Одну из стен башни занимали цитаты из Гете, Парацельса, Данте и Мильтона. Юнг увековечил их изречения на латыни, греческом, английском, старом швейцарском, немецком и санскрите. Вёрм вжался лицом в эту стену, водил кончиками пальцев по выгравированным на ней символам. В этот момент он походил на ветерана, пришедшего почтить память тех, чьи имена выбиты на гранитной доске вьетнамского мемориала.
— Ответы в этой комнате, — прошептала Кори. — Но с чего начать?
— С Древа жизни, — ответил Вёрм и указал пальцем. Из стены выдавалось скульптурное изображение белого дуба. Змеи-альбиносы обвивали толстый ствол, точно виноградные лозы. У подножия ствола Юнг выгравировал в камне два слова: «ARBOR PHILOSOFICA».
— «Древо философов», — перевел Вёрм. — Еще одно название Древа жизни.
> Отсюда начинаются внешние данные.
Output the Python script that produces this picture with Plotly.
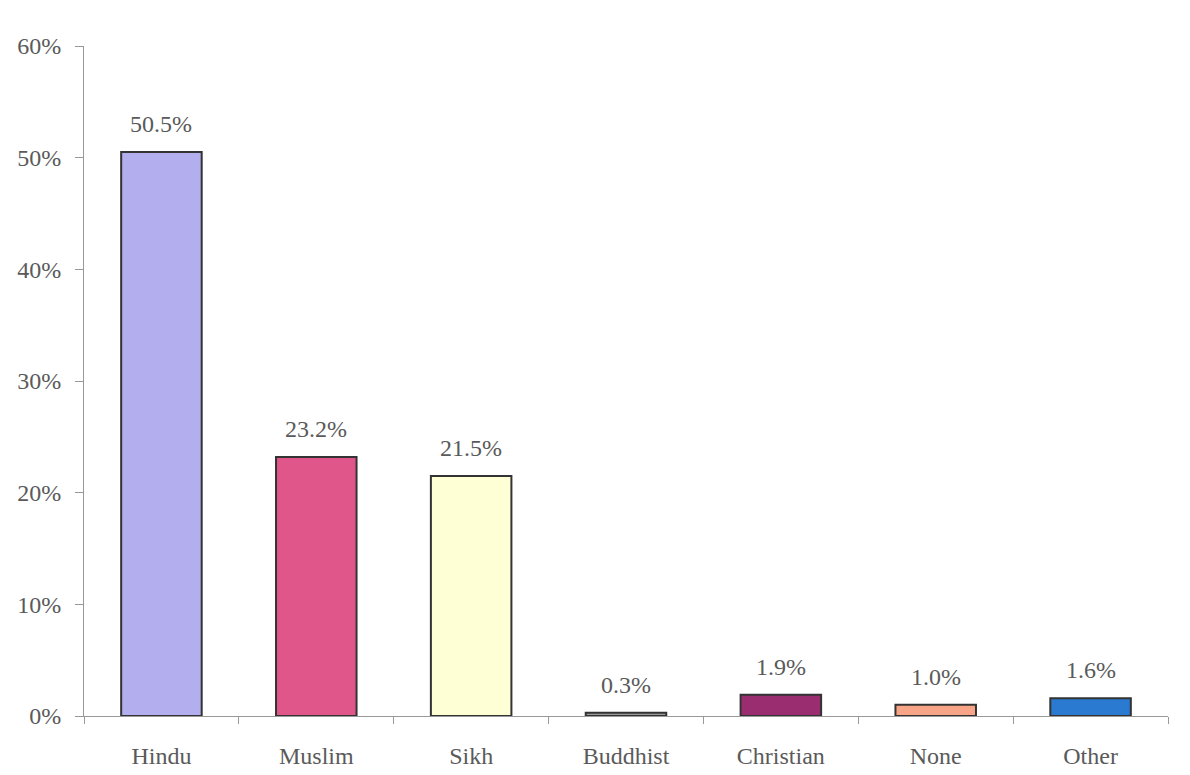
import plotly.graph_objects as go

categories = ["Hindu", "Muslim", "Sikh", "Buddhist", "Christian", "None", "Other"]
values = [50.5, 23.2, 21.5, 0.3, 1.9, 1.0, 1.6]
labels = ["50.5%", "23.2%", "21.5%", "0.3%", "1.9%", "1.0%", "1.6%"]
colors = ["#B3AEEE", "#E0568A", "#FFFFD6", "#9A9A9A", "#9A2C70", "#F8A486", "#2A7AD2"]
y_ticks = [0, 10, 20, 30, 40, 50, 60]
y_ticklabels = ["0%", "10%", "20%", "30%", "40%", "50%", "60%"]

font_family = "Liberation Serif, Times New Roman, serif"

fig = go.Figure(
    go.Bar(
        x=categories,
        y=values,
        marker=dict(color=colors, line=dict(color="#333333", width=2)),
        width=0.52,
    )
)

for cat, val, lab in zip(categories, values, labels):
    fig.add_annotation(
        x=cat, y=val, text=lab, showarrow=False,
        yanchor="bottom", yshift=13,
        font=dict(family=font_family, size=24, color="#5a5a5a"),
    )

fig.update_layout(
    width=1190,
    height=775,
    margin=dict(l=84, r=22, t=46, b=59),
    paper_bgcolor="white",
    plot_bgcolor="white",
    showlegend=False,
    font=dict(family=font_family, size=24, color="#5a5a5a"),
)

fig.update_yaxes(
    range=[0, 60],
    tickvals=y_ticks,
    ticktext=y_ticklabels,
    showgrid=False,
    zeroline=False,
    showline=True,
    linecolor="#999999",
    linewidth=1,
    ticks="outside",
    ticklen=8,
    tickcolor="#999999",
    ticklabelstandoff=9,
    automargin=False,
)

fig.update_xaxes(
    showgrid=False,
    showline=True,
    linecolor="#999999",
    linewidth=1,
    ticks="outside",
    tickson="boundaries",
    ticklen=7,
    tickcolor="#999999",
    ticklabelstandoff=18,
    automargin=False,
)

fig.write_html("out.html")
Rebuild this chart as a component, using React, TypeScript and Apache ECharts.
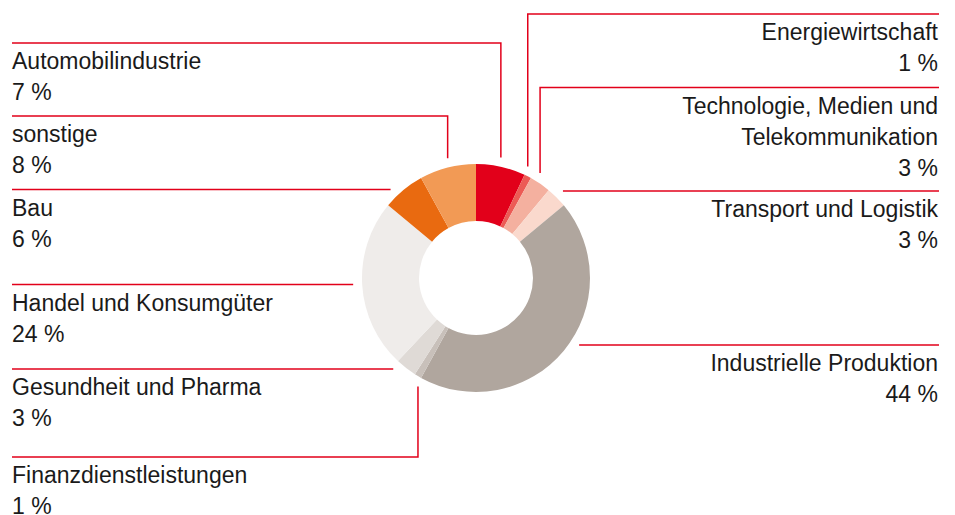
import React, { useEffect, useRef } from "react";
import * as echarts from "echarts";

// ---- data ----
const categories = [
  "Automobilindustrie",
  "Energiewirtschaft",
  "Technologie, Medien und\nTelekommunikation",
  "Transport und Logistik",
  "Industrielle Produktion",
  "Finanzdienstleistungen",
  "Gesundheit und Pharma",
  "Handel und Konsumgüter",
  "Bau",
  "sonstige",
];
const shares = [7, 1, 3, 3, 44, 1, 3, 24, 6, 8];

// ---- styles / layout ----
const sliceColors = [
  "#e2001a",
  "#ec5b55",
  "#f4b09f",
  "#fad9cd",
  "#b0a69e",
  "#c8c0ba",
  "#dfdad6",
  "#efecea",
  "#e96a10",
  "#f29a55",
];
const labelSide = ["left", "right", "right", "right", "right", "left", "left", "left", "left", "left"];
const labelRowY = [43, 14, 87.5, 191, 345, 457, 369, 284.5, 189.5, 116];
const labelElbow = [true, true, true, false, false, true, false, false, false, true];

const CX = 476;
const CY = 278;
const R_IN = 57;
const R_OUT = 114;
const GAP = 9;
const LEFT_X = 12;
const RIGHT_X = 939;
const LINE_COLOR = "#e2001a";
const FONT = "'Liberation Sans', Arial, Helvetica, sans-serif";

export default function App() {
  const ref = useRef<HTMLDivElement>(null);
  useEffect(() => {
    if (!ref.current) return;
    const chart = echarts.init(ref.current, null, { renderer: "svg" });
    chart.setOption({
      animation: false,
      backgroundColor: "#ffffff",
      series: [
        {
          type: "pie",
          center: [CX, CY],
          radius: [R_IN, R_OUT],
          startAngle: 90,
          clockwise: true,
          avoidLabelOverlap: false,
          silent: true,
          itemStyle: { borderWidth: 0 },
          data: categories.map((name, i) => ({
            name,
            value: shares[i],
            itemStyle: { color: sliceColors[i] },
          })),
          label: {
            show: true,
            position: "outside",
            formatter: (p: any) => `${p.name}\n${p.value} %`,
            fontFamily: FONT,
            fontSize: 23,
            lineHeight: 31,
            color: "#1a1a1a",
          },
          labelLine: {
            show: true,
            length: 10,
            length2: 10,
            smooth: false,
            lineStyle: { color: LINE_COLOR, width: 1.5 },
          },
          labelLayout: (params: any) => {
            const i = params.dataIndex;
            const pts = params.labelLinePoints;
            const p0 = pts ? pts[0] : [CX, CY - R_OUT];
            const dx = p0[0] - CX;
            const dy = p0[1] - CY;
            const R = Math.sqrt(dx * dx + dy * dy) || R_OUT;
            const RG = R + GAP;
            const rowY = labelRowY[i];
            const isLeft = labelSide[i] === "left";
            const edgeX = isLeft ? LEFT_X : RIGHT_X;
            let points: number[][];
            if (labelElbow[i]) {
              const ax = p0[0];
              const off = Math.sqrt(Math.max(RG * RG - dx * dx, 0));
              const endY = dy < 0 ? CY - off : CY + off;
              points = [
                [edgeX, rowY],
                [ax, rowY],
                [ax, endY],
              ];
            } else {
              const vy = rowY - CY;
              const off = Math.sqrt(Math.max(RG * RG - vy * vy, 0));
              const endX = isLeft ? CX - off : CX + off;
              points = [
                [edgeX, rowY],
                [endX, rowY],
                [endX, rowY],
              ];
            }
            return {
              x: isLeft ? LEFT_X : RIGHT_X - 1,
              y: rowY + 2.5,
              align: isLeft ? "left" : "right",
              verticalAlign: "top",
              labelLinePoints: points,
            };
          },
        },
      ],
    });
    return () => chart.dispose();
  }, []);
  return (
    <div
      ref={ref}
      style={{ position: "fixed", left: 0, top: 0, width: 955, height: 515 }}
    />
  );
}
Только теперь Кори поняла значение слов матери, писавшей, что Древо жизни произрастает и цветет в стране мертвых. Они относились именно к этому дереву. Боллинген был воспроизведением в камне подсознания Юнга, Страны мертвых. Древо жизни было его метафорой.
— Вотан висел на Древе жизни, чтобы обрести мудрость. Может, нам тоже стоит попробовать?
Кори вставила ногу в дупло, протянула руку, ухватилась за ветку выше. Вцепившись в каменную змею, подтянулась, шагнула на следующую ветку. Вёрм направил луч света на ее гибкую тонкую фигурку, она продолжала карабкаться дальше. И вот поднялась на высоту футов двенадцать.